Task statement: Leave out every picture. Copy exactly the lines from the one holding "Convert this diagram to TikZ code." through the one holding "(seE) at (422,147)".

Supplied material:
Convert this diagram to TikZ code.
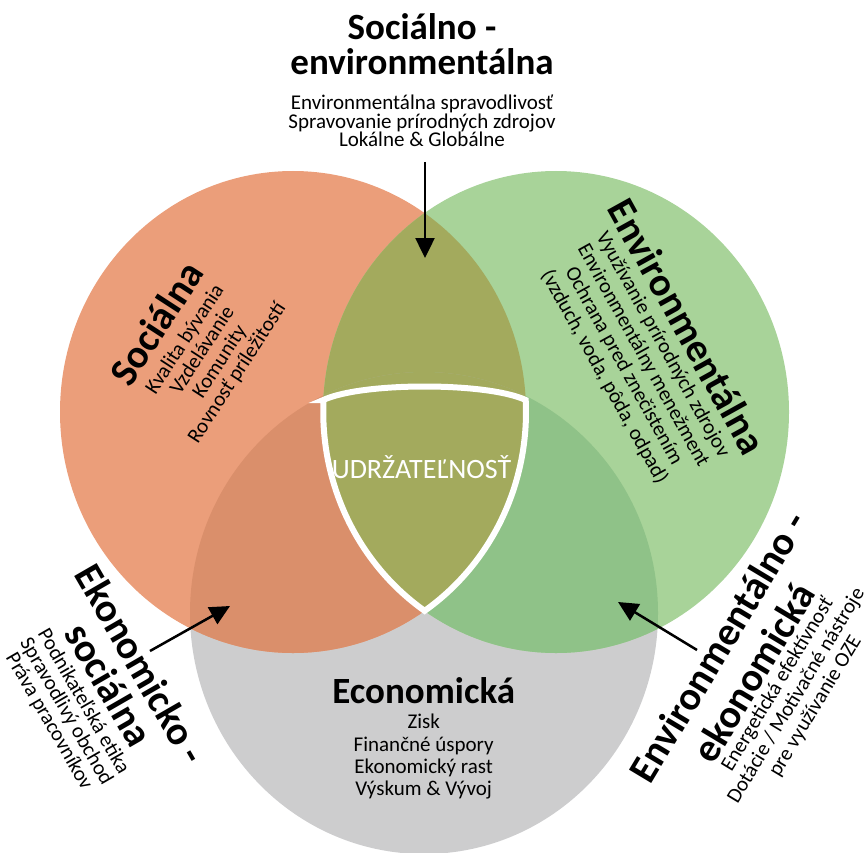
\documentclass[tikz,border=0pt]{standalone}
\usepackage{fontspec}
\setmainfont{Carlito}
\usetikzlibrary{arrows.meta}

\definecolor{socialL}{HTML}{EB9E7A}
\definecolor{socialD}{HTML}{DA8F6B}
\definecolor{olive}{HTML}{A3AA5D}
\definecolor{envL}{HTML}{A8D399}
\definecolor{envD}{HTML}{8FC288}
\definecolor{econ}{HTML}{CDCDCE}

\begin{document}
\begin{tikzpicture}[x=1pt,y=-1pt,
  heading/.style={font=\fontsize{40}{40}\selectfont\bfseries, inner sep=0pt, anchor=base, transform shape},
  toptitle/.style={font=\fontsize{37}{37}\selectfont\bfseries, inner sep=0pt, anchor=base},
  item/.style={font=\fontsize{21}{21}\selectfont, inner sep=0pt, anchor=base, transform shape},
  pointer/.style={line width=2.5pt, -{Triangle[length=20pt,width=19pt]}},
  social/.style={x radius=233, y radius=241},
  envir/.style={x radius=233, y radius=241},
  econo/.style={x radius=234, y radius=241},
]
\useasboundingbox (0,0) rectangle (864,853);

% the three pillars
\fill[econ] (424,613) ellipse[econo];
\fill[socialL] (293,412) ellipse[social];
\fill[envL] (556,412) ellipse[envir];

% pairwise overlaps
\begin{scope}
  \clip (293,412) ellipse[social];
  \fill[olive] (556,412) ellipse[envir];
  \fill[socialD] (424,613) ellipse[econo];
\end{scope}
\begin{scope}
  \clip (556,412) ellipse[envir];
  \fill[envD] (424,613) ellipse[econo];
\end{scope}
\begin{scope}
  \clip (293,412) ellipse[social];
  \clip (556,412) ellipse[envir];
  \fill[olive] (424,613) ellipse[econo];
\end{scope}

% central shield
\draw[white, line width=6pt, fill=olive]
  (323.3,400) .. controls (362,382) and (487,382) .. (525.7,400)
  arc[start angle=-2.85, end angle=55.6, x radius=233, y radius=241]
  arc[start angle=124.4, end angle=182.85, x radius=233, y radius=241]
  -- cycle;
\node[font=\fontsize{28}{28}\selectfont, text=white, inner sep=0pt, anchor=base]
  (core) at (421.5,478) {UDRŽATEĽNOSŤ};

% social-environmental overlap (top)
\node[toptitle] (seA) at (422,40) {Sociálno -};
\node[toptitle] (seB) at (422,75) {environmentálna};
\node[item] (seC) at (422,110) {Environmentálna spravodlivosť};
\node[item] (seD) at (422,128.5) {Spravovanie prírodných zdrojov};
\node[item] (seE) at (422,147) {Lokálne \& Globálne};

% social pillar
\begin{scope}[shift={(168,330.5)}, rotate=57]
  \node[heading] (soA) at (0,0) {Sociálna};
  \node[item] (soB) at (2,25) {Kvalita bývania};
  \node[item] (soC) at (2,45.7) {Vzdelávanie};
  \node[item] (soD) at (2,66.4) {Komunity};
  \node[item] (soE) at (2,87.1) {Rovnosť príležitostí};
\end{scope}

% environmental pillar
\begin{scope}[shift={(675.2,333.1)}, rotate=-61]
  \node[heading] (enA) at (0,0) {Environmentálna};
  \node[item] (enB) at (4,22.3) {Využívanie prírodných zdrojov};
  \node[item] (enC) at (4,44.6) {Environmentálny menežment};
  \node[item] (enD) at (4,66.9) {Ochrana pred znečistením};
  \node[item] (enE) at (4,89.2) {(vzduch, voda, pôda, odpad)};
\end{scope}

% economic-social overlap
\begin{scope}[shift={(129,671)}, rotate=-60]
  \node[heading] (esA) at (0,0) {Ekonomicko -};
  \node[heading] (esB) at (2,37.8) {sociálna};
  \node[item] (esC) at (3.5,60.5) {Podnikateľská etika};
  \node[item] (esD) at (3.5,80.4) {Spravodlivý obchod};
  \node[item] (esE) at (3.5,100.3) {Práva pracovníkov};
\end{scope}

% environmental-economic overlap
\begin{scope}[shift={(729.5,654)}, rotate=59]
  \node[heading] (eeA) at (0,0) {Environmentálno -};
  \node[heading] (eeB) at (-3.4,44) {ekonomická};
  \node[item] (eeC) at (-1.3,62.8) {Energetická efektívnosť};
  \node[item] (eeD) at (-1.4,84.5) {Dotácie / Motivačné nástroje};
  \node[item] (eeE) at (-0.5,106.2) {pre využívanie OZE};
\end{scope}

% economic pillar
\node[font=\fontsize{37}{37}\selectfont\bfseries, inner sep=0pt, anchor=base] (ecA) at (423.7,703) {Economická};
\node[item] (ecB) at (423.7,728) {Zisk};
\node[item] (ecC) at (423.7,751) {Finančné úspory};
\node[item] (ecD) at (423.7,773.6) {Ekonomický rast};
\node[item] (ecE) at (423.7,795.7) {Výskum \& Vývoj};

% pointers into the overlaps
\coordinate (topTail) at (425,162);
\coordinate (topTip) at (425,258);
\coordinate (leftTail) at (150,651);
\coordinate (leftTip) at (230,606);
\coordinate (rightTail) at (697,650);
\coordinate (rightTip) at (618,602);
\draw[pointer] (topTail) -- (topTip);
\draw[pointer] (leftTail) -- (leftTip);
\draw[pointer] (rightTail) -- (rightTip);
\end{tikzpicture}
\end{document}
--
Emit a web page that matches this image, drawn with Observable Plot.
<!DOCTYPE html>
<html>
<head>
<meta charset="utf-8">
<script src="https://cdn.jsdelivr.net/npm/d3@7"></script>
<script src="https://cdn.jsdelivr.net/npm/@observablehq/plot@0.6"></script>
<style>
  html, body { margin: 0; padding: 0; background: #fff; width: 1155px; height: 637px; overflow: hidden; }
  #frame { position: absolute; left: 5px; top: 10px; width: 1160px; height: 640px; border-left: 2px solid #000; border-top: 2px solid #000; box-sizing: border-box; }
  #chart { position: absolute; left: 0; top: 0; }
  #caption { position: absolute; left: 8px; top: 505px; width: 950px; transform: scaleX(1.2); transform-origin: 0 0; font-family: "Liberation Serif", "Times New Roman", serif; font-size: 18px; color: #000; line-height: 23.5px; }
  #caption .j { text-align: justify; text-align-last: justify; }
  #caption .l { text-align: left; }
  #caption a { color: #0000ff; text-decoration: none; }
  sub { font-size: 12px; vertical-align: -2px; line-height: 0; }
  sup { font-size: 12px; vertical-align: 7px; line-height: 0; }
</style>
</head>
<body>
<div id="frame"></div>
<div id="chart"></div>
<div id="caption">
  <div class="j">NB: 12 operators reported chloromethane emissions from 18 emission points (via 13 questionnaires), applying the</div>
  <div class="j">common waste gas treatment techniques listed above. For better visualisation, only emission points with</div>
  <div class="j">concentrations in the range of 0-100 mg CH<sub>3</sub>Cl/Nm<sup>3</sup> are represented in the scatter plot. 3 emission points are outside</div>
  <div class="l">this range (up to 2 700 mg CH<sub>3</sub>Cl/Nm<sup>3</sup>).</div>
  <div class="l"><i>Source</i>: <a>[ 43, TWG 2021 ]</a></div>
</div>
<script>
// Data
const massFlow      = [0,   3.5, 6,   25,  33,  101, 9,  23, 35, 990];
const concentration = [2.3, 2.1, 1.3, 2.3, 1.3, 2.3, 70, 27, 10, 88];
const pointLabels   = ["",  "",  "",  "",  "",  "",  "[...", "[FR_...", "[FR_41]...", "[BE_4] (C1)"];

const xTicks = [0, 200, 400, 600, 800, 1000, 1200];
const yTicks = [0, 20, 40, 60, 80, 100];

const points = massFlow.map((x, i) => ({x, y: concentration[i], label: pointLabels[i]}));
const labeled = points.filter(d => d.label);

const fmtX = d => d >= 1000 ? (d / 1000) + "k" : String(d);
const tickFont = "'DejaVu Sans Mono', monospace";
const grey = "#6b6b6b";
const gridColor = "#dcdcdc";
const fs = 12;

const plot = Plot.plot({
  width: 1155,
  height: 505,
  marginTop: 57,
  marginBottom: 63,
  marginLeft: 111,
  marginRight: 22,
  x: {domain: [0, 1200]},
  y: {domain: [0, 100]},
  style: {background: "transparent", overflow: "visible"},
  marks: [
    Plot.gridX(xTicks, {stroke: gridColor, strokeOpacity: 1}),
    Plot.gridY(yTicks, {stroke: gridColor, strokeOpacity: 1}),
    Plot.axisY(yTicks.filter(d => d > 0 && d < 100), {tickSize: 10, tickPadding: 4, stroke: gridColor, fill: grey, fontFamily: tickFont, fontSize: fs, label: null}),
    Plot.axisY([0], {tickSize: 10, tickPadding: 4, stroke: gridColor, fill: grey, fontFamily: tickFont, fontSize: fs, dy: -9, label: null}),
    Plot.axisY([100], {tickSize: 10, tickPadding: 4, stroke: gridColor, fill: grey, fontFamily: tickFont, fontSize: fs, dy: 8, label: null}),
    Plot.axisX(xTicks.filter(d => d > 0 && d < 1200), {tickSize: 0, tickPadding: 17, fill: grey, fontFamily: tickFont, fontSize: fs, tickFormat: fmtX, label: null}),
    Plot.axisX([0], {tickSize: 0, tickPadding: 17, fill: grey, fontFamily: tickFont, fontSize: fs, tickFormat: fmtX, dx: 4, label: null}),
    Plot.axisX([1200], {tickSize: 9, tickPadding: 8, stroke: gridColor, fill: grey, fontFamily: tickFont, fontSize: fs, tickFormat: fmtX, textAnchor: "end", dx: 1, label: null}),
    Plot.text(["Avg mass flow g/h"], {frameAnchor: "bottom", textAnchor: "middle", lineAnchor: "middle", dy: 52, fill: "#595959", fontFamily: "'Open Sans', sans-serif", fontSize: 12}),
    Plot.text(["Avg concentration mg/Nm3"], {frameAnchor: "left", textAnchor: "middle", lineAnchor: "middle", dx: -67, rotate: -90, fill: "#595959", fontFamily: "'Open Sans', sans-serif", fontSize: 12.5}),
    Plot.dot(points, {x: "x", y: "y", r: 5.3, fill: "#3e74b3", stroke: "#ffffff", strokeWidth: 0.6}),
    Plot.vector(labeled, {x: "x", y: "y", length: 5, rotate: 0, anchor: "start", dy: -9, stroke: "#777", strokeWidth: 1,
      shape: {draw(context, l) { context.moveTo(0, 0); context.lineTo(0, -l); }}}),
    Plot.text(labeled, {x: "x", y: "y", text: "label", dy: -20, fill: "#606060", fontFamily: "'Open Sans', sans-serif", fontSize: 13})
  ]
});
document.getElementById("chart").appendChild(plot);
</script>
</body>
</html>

Exercise response:
Convert this diagram to TikZ code.
\documentclass[tikz,border=0pt]{standalone}
\usepackage{fontspec}
\setmainfont{Carlito}
\usetikzlibrary{arrows.meta}

\definecolor{socialL}{HTML}{EB9E7A}
\definecolor{socialD}{HTML}{DA8F6B}
\definecolor{olive}{HTML}{A3AA5D}
\definecolor{envL}{HTML}{A8D399}
\definecolor{envD}{HTML}{8FC288}
\definecolor{econ}{HTML}{CDCDCE}

\begin{document}
\begin{tikzpicture}[x=1pt,y=-1pt,
  heading/.style={font=\fontsize{40}{40}\selectfont\bfseries, inner sep=0pt, anchor=base, transform shape},
  toptitle/.style={font=\fontsize{37}{37}\selectfont\bfseries, inner sep=0pt, anchor=base},
  item/.style={font=\fontsize{21}{21}\selectfont, inner sep=0pt, anchor=base, transform shape},
  pointer/.style={line width=2.5pt, -{Triangle[length=20pt,width=19pt]}},
  social/.style={x radius=233, y radius=241},
  envir/.style={x radius=233, y radius=241},
  econo/.style={x radius=234, y radius=241},
]
\useasboundingbox (0,0) rectangle (864,853);

% the three pillars
\fill[econ] (424,613) ellipse[econo];
\fill[socialL] (293,412) ellipse[social];
\fill[envL] (556,412) ellipse[envir];

% pairwise overlaps
\begin{scope}
  \clip (293,412) ellipse[social];
  \fill[olive] (556,412) ellipse[envir];
  \fill[socialD] (424,613) ellipse[econo];
\end{scope}
\begin{scope}
  \clip (556,412) ellipse[envir];
  \fill[envD] (424,613) ellipse[econo];
\end{scope}
\begin{scope}
  \clip (293,412) ellipse[social];
  \clip (556,412) ellipse[envir];
  \fill[olive] (424,613) ellipse[econo];
\end{scope}

% central shield
\draw[white, line width=6pt, fill=olive]
  (323.3,400) .. controls (362,382) and (487,382) .. (525.7,400)
  arc[start angle=-2.85, end angle=55.6, x radius=233, y radius=241]
  arc[start angle=124.4, end angle=182.85, x radius=233, y radius=241]
  -- cycle;
\node[font=\fontsize{28}{28}\selectfont, text=white, inner sep=0pt, anchor=base]
  (core) at (421.5,478) {UDRŽATEĽNOSŤ};

% social-environmental overlap (top)
\node[toptitle] (seA) at (422,40) {Sociálno -};
\node[toptitle] (seB) at (422,75) {environmentálna};
\node[item] (seC) at (422,110) {Environmentálna spravodlivosť};
\node[item] (seD) at (422,128.5) {Spravovanie prírodných zdrojov};
\node[item] (seE) at (422,147) {Lokálne \& Globálne};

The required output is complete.